In this way, Green Resources not only integrates the community into its operations but ensures that it must continue throughout its actions and into the future – solidifying the continual people-centric element to the firm.
“In Mozambique we have for many years had a Community Social Fund where, each year, villages would receive an amount relating to the planted areas, as well as a bonus amount against set indicators (for instance fire avoidance, absence of poaching, and others). We are now in the process to roll out the same Social Fund principle in Tanzania and Uganda where the first disbursement in Uganda was made in November,” Lemm elaborates.
“Over the years Green Resources has either direct, or through its social fund, built roads, classrooms, boreholes, hospital wards, teacher’s houses, marketplaces and many more structures in the surrounding communities, and it is extremely rewarding seeing structures made with our support being used and maintained by the community.”
The Social Fund allows the communities to decide how funds will be put to use and once the company green-lights a project it is cleared for implementation with active company monitoring. The company believes the Social Fund system is a much stronger and longer-term commitment than the traditional approach of one-off projects.

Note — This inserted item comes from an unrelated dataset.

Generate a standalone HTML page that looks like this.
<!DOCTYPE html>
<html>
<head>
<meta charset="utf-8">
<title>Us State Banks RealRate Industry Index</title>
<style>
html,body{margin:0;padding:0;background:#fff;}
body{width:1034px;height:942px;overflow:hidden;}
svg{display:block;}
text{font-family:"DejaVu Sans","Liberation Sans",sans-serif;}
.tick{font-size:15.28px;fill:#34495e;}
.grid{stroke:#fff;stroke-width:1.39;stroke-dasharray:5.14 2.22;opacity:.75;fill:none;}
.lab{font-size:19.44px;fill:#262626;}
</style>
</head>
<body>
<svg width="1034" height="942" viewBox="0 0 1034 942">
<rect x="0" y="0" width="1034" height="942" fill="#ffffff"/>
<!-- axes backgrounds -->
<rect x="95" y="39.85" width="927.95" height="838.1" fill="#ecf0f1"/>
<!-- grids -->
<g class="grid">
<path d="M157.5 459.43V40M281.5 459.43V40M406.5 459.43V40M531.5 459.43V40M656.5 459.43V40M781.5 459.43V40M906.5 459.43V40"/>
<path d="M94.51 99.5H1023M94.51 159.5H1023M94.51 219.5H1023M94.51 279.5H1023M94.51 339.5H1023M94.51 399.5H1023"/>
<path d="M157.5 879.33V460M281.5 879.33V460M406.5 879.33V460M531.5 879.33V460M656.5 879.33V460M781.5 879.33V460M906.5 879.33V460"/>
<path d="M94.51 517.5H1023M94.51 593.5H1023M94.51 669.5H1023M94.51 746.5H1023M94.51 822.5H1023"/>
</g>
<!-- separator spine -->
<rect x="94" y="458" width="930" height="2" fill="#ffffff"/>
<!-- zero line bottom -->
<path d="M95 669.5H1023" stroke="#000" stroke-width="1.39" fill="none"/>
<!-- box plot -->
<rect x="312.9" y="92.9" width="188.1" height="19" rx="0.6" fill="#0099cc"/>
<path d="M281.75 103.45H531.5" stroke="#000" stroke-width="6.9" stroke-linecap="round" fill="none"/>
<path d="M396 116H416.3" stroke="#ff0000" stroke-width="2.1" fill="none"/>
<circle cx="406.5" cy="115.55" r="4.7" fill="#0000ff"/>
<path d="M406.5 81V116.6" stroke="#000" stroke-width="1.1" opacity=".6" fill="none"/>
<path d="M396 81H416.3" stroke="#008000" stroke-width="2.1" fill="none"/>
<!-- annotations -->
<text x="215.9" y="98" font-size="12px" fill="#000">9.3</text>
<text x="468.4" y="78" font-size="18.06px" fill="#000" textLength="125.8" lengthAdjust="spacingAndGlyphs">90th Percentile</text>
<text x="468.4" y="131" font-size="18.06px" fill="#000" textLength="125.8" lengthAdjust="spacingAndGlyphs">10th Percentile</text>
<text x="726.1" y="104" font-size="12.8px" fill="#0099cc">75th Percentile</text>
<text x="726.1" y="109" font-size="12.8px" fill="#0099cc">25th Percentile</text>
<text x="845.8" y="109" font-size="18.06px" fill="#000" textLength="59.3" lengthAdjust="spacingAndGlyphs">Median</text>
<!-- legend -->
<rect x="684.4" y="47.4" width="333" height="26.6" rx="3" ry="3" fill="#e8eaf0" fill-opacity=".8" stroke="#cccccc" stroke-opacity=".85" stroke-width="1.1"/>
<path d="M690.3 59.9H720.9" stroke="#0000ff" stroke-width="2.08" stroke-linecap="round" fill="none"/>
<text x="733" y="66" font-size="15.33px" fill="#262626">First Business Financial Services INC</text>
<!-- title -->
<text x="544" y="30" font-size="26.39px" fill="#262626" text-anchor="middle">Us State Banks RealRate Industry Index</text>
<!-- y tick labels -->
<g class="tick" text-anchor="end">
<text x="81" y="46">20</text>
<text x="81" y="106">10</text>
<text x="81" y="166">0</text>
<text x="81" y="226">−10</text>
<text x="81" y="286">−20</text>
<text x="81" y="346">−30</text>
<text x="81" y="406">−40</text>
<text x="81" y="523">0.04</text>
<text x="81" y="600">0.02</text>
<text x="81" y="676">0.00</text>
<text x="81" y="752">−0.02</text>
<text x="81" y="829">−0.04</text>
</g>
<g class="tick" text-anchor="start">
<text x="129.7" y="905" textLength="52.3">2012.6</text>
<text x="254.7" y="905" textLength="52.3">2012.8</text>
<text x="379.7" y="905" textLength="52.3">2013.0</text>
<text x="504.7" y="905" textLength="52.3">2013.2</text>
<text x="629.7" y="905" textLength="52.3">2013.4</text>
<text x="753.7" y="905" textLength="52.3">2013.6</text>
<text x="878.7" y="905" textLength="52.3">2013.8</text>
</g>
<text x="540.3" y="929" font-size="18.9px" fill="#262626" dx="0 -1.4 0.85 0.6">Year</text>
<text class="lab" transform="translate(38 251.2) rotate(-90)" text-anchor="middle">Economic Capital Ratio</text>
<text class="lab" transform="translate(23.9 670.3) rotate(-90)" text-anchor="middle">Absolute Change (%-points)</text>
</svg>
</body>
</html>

“Probably our biggest contribution to local development is the fact that a significant part of our raw materials, in particular for electricity poles, is procured from smallholder farmers,” Lemm tells us.
“In Tanzania and Uganda combined we bought raw materials worth $3.8 million from smallholder farmers during our last financial year.”

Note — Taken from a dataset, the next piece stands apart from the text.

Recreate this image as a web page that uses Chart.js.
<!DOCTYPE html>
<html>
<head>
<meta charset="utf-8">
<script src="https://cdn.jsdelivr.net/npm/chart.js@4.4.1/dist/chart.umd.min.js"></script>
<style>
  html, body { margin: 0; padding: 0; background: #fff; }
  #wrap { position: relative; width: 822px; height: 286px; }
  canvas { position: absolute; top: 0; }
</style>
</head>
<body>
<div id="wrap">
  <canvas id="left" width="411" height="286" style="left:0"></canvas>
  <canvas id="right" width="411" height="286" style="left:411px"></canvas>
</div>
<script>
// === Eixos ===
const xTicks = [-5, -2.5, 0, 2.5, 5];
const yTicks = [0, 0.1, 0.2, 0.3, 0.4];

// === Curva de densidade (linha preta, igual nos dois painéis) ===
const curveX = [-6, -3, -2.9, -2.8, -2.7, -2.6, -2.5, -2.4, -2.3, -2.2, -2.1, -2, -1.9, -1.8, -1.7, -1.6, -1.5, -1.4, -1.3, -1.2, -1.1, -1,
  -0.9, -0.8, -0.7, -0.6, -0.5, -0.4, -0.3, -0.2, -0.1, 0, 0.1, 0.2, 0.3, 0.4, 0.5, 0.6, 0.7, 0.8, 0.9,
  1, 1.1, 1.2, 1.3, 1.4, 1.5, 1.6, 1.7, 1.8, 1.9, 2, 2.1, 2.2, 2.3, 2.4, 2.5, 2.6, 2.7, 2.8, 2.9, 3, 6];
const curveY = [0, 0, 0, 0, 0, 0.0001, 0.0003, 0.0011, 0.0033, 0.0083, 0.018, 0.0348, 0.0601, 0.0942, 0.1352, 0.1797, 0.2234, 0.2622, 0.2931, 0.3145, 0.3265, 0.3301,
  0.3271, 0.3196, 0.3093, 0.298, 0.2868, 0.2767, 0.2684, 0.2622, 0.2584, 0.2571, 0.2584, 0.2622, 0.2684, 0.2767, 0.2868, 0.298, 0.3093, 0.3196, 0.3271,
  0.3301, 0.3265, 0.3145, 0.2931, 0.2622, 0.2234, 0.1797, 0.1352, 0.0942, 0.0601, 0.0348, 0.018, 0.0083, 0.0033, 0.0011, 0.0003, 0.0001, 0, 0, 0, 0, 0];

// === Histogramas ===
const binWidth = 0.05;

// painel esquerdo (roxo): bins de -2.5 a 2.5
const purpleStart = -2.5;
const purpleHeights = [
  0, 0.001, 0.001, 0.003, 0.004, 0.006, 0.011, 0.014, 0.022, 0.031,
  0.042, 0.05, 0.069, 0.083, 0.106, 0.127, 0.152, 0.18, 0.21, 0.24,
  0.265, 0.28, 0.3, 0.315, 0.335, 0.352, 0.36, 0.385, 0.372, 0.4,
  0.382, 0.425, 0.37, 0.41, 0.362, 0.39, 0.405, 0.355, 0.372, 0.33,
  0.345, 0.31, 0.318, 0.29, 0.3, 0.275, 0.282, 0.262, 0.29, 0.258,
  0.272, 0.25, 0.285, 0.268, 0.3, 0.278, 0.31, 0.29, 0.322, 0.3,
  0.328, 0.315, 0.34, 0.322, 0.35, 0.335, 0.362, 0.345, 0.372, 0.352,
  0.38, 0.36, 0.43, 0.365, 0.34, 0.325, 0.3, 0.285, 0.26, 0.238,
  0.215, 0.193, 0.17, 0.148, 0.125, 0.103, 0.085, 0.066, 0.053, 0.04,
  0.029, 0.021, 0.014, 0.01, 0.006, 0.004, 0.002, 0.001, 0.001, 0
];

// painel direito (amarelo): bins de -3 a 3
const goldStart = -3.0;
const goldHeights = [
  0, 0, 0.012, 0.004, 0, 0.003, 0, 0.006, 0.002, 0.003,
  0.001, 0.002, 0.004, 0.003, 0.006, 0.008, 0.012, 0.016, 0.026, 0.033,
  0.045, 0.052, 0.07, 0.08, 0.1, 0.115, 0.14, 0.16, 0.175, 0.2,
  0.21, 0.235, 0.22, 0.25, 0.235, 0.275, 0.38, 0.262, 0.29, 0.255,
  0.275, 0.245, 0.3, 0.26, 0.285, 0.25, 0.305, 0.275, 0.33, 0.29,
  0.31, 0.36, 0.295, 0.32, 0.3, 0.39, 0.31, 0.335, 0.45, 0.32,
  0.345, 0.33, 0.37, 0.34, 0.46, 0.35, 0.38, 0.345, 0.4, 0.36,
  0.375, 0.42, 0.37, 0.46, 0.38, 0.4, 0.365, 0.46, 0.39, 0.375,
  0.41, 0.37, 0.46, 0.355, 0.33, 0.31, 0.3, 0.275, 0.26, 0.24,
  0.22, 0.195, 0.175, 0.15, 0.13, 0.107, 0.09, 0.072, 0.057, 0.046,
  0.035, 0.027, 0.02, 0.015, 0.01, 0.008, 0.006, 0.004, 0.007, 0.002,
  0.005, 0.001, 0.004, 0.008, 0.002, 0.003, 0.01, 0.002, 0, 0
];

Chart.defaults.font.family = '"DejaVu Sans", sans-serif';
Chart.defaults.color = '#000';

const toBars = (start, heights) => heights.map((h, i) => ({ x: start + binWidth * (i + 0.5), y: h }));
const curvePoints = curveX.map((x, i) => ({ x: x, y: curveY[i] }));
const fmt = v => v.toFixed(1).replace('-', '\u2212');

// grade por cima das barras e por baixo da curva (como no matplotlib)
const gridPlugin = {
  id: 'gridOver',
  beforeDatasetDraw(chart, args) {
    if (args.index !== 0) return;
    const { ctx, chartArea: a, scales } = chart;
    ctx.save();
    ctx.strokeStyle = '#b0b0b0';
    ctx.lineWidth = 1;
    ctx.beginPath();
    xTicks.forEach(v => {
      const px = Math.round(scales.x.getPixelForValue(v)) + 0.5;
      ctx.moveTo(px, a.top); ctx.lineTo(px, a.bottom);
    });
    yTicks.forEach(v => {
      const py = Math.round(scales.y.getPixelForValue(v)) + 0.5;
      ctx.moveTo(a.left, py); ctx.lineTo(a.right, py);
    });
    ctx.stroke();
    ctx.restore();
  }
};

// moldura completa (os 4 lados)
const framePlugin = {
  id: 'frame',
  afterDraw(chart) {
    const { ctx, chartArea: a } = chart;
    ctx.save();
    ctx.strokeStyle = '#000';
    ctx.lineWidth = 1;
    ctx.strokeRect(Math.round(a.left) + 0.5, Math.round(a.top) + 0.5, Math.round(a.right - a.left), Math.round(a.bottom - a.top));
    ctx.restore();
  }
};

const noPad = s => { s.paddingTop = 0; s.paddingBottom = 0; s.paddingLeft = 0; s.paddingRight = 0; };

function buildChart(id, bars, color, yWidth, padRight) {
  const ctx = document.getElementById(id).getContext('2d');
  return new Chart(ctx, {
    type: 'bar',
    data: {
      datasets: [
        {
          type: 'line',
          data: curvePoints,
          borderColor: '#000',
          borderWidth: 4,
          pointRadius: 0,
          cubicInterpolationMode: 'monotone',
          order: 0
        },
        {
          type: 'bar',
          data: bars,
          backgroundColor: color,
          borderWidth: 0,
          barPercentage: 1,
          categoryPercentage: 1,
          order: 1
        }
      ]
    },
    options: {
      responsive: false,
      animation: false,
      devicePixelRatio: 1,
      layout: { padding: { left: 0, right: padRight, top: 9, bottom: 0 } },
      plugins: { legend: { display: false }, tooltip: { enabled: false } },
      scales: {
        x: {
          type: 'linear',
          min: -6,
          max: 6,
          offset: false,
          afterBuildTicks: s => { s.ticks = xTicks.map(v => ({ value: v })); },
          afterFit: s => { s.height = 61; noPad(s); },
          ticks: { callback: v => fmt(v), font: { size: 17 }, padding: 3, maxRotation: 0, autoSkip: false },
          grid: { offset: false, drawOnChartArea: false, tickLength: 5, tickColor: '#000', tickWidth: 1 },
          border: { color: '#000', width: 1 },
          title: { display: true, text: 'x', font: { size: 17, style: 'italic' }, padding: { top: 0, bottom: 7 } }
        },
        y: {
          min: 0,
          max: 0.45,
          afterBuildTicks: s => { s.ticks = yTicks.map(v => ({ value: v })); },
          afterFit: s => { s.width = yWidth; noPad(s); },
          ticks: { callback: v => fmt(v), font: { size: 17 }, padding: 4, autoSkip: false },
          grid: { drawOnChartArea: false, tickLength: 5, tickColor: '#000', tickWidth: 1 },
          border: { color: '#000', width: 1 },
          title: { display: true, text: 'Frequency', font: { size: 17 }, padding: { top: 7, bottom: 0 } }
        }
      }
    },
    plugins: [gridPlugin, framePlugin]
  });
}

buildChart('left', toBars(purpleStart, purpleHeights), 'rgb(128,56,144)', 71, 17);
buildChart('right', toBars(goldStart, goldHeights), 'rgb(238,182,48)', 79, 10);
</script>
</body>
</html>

Green Resources collectively across its three operational countries has manufactured and sold 111,000 poles during its last financial year – the equivalent of 5,500 kilometres of new power lines built in predominantly rural areas. The integration of communities into the company’s value chain provides a brilliant and mutually beneficial situation.

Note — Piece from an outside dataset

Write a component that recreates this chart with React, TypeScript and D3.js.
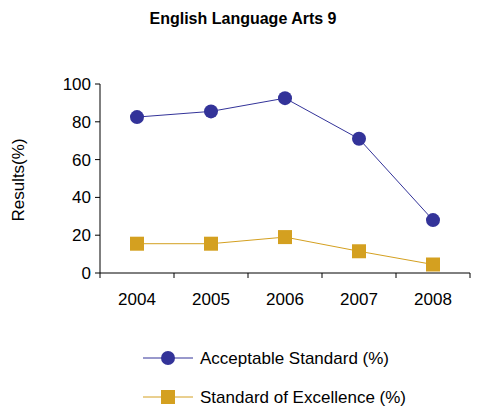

As for the near future, Green Resources is aiming to continue the growth of its operations in Tanzania, Uganda, and Mozambique, forecasting a 15 percent year-on-year growth that will firmly position the company as the largest forestry business outside of South Africa.
Investing in Sustainability
There is increasing awareness of human impact on nature and the need to develop sustainable business solutions. Sustainability has become the new norm, and many companies are looking for opportunities to develop this element of business. This is not only because they believe it is the right thing to do, but also due to anticipated regulatory requirements – a positive foresight that is driving environmentally beneficial practices.
It is expected that the EU will soon launch a new raft of measures that will define reporting requirements and sustainability targets. These new regulatory requirements will lead to increased interest in ecological business models.
As a result, sustainable investments as well as those in natural capital, are rapidly emerging as an asset class on their own, and many large global asset managers are searching for opportunities to invest in sustainable enterprises. One lesson that can be taken from the COVID-19 pandemic is that environmentally friendly businesses have proven to be resilient against external shock.
Green Resources is leading the way in East Africa and investors are encouraged to keep an eye on the developments of this business.